For a more complete discussion of CAES systems, see M. Nakhamkin, et al. "Compressed Air Energy Storage: Plant Integration, Turbomachinery Development," ASME International Gas Turbine Symposium and Exhibition, Beijing, Peoples' Republic of China, 1985 and M. Nakhamkin, et al. "Compressed Air Energy Storage (CAES): Overview, Performance and Cost Data for 25 MW to 220 MW Plants", Joint Power Generation Conference, Toronto, Canada 1984, both of which are hereby incorporated by reference.
Examples of CAES systems are disclosed in U.S. Pat. No. 4,100,745 to Gyarmathy et al., U.S. Pat. No. 4,593,202 to Dickinson, and U.S. Pat. No. 4,872,307 to Nakhamkin. These systems are directed to electrical power storage and generation alone.
In order to maximize the efficiency of a CAES system, it is desirable to preheat gas released from the storage cavern by heat-exchanging contact with that gas after expansion. See U.S. Pat. No. 4,936,098 to Nakhamkin, U.S. Pat. No. 4,150,547 to Hobson, and U.S. Pat. No. 4,523,432 to Frutschi.
Another heat recovery technique involves the use of heat generated during compression to warm gas released from storage.
In U.S. Pat.
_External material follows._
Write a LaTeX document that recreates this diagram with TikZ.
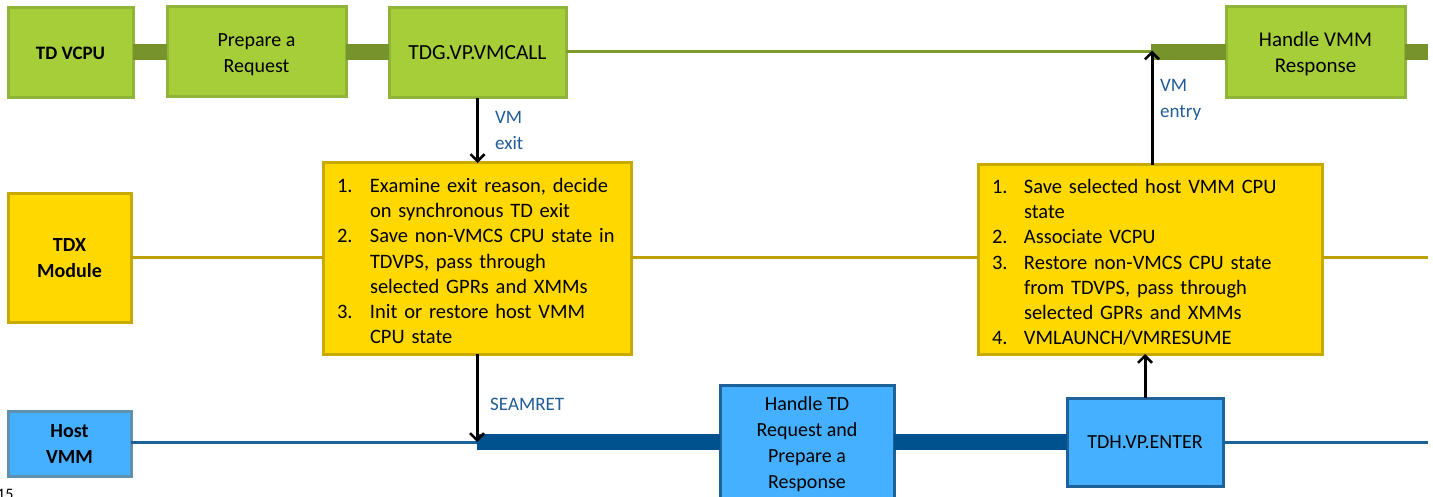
\documentclass[tikz,border=0pt]{standalone}
\usepackage{fontspec}
\setmainfont{Carlito}
\usetikzlibrary{arrows.meta}
\definecolor{gfill}{HTML}{A6CE39}
\definecolor{gdraw}{HTML}{8FB43A}
\definecolor{gbar}{HTML}{77932C}
\definecolor{yfill}{HTML}{FFD800}
\definecolor{ydraw}{HTML}{C9A800}
\definecolor{yline}{HTML}{BFA200}
\definecolor{bfill}{HTML}{45B0FF}
\definecolor{bdraw}{HTML}{1F6199}
\definecolor{hdraw}{HTML}{6090B0}
\definecolor{bbar}{HTML}{00528F}
\definecolor{lblue}{HTML}{1F5C99}
\newcommand{\lowerby}[2]{\raisebox{0pt}[\dimexpr\height+#1\relax][\depth]{#2}}
\newcommand{\twolines}[2]{\begin{tabular}{@{}c@{}}#1\\#2\end{tabular}}
\begin{document}
\begin{tikzpicture}[x=1pt,y=-1pt,
  basebox/.style={line width=3pt, inner sep=0pt, outer sep=0pt, align=center, anchor=west,
    font=\fontsize{20}{26}\selectfont},
  gbox/.style={basebox, draw=gdraw, fill=gfill},
  ybox/.style={basebox, draw=ydraw, fill=yfill},
  bbox/.style={basebox, draw=bdraw, fill=bfill},
  hbox/.style={basebox, draw=hdraw, fill=bfill},
  listbox/.style={ybox, align=left, inner xsep=14pt, inner ysep=0pt, font=\fontsize{20.5}{25.2}\selectfont},
  gthick/.style={draw=gbar, line width=16pt},
  gthin/.style={draw=gbar!85!gfill, line width=3pt},
  ythin/.style={draw=yline, line width=3pt},
  bthick/.style={draw=bbar, line width=16pt},
  bthin/.style={draw=bbar!90!white, line width=3pt},
  arr/.style={draw=black, line width=3pt, -{Straight Barb[length=7pt,width=14pt,line width=2.5pt]}},
  lbl/.style={text=lblue, align=left, anchor=north west, inner sep=0pt,
    font=\fontsize{19}{26}\selectfont}
]
\useasboundingbox (0,0) rectangle (1433,497);

% coordinates for free ends
\coordinate (gend) at (1428,52);
\coordinate (entry) at (1152,52);
\coordinate (yend) at (1428,258);
\coordinate (seam) at (477,442);
\coordinate (bend) at (1428,442);

% top lane (TD VCPU), centred on y = 52
\node[gbox, minimum width=125pt, minimum height=90pt, font=\fontsize{19}{26}\selectfont] (tdvcpu) at (8,53) {\bfseries TD VCPU};
\node[gbox, minimum width=179pt, minimum height=90pt] (prep) at (167,52) {\lowerby{4pt}{\twolines{Prepare a}{Request}}};
\node[gbox, minimum width=177pt, minimum height=90pt, font=\fontsize{21.5}{26}\selectfont] (vmcall) at (389,53) {TDG.VP.VMCALL};
\node[gbox, minimum width=179pt, minimum height=91pt, font=\fontsize{21}{26}\selectfont] (hvmm) at (1226,52) {\lowerby{4pt}{\twolines{Handle VMM}{Response}}};

% middle lane (TDX Module), centred on y = 258
\node[ybox, minimum width=123pt, minimum height=128pt] (tdx) at (8,258) {\lowerby{3pt}{\twolines{\bfseries TDX}{\bfseries Module}}};
\node[listbox, text width=280pt, minimum height=191pt] (yb1) at (323,258.5) {\lowerby{9pt}{%
\begin{tabular}{@{}p{33pt}@{}l@{}}
1. & Examine exit reason, decide\\
   & on synchronous TD exit\\
2. & Save non-VMCS CPU state in\\
   & TDVPS, pass through\\
   & selected GPRs and XMMs\\
3. & Init or restore host VMM\\
   & CPU state
\end{tabular}}};
\node[listbox, text width=316pt, minimum height=189pt] (yb2) at (978,259.5) {\lowerby{9pt}{%
\begin{tabular}{@{}p{32pt}@{}l@{}}
1. & Save selected host VMM CPU\\
   & state\\
2. & Associate VCPU\\
3. & Restore non-VMCS CPU state\\
   & from TDVPS, pass through\\
   & selected GPRs and XMMs\\
4. & VMLAUNCH/VMRESUME
\end{tabular}}};

% bottom lane (Host VMM), centred on y = 442
\node[hbox, minimum width=123pt, minimum height=65pt] (host) at (8,443.5) {\lowerby{3pt}{\twolines{\bfseries Host}{\bfseries VMM}}};
\node[bbox, minimum width=174pt, minimum height=116pt] (htd) at (720,443) {\lowerby{3pt}{\begin{tabular}{@{}c@{}}Handle TD\\Request and\\Prepare a\\Response\end{tabular}}};
\node[bbox, minimum width=156pt, minimum height=88pt] (tdh) at (1067,442) {TDH.VP.ENTER};

% green lane
\path[gthick] (tdvcpu.east |- entry) -- (prep.west |- entry);
\path[gthick] (prep.east |- entry) -- (vmcall.west |- entry);
\path[gthin] (vmcall.east |- entry) -- (entry);
\path[gthick] ([xshift=-1.5pt]entry) -- (hvmm.west |- entry);
\path[gthick] (hvmm.east |- entry) -- (gend);

% yellow lane
\path[ythin] (tdx.east |- yend) -- (yb1.west |- yend);
\path[ythin] (yb1.east |- yend) -- (yb2.west |- yend);
\path[ythin] (yb2.east |- yend) -- (yend);

% blue lane
\path[bthin] (host.east |- seam) -- (seam);
\path[bthick] (seam) -- (htd.west |- seam);
\path[bthick] (htd.east |- seam) -- (tdh.west |- seam);
\path[bthin] (tdh.east |- seam) -- (bend);

% transitions
\path[arr] (vmcall.south) -- (vmcall.south |- yb1.north);
\path[arr] (yb1.south -| seam) -- (seam);
\path[arr] (tdh.north) -- (tdh.north |- yb2.south);
\path[arr] (yb2.north -| entry) -- ([yshift=1.5pt]entry);

% labels
\node[lbl] (lexit) at (495,111) {VM\\exit};
\node[lbl] (lentry) at (1160,79) {VM\\entry};
\node[lbl] (lseam) at (490,398) {SEAMRET};
\node[anchor=north west, inner sep=0pt, font=\fontsize{16}{16}\selectfont] (pnum) at (-3,489) {15};
\end{tikzpicture}
\end{document}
No. 4,150,547 to Hobson, compressed air entering an air storage cavern first passes through a heat storage cavern to recover and store (in a heat storage medium) heat in the compressed air. When air is released from the storage cavern, it again passes through the heat storage cavern, where it is heated.
In U.S. Pat. No. 4,347,706 to Drost, boiler water used to drive steam turbines for compressing air is heated in the compressor innercoolers and aftercoolers, and excess energy from the boiler is stored in a thermal storage unit. Air released from storage is passed through preheaters prior to expansion where heat is provided by the thermal storage unit.
U.S. Pat. No. 4,523,432 to Frutschi discloses a CAES system where heat is recovered from the compressor innercoolers and is stored in a heat storage device by passing water between the innercooler and that device. Compressed air released from storage passes through an exchanger where it is heated by hot water from the heat storage device.
Despite the continued development of heat recovery systems for CAES systems, the need to improve the thermal efficiency and match the thermal cycle to demand for such systems remains.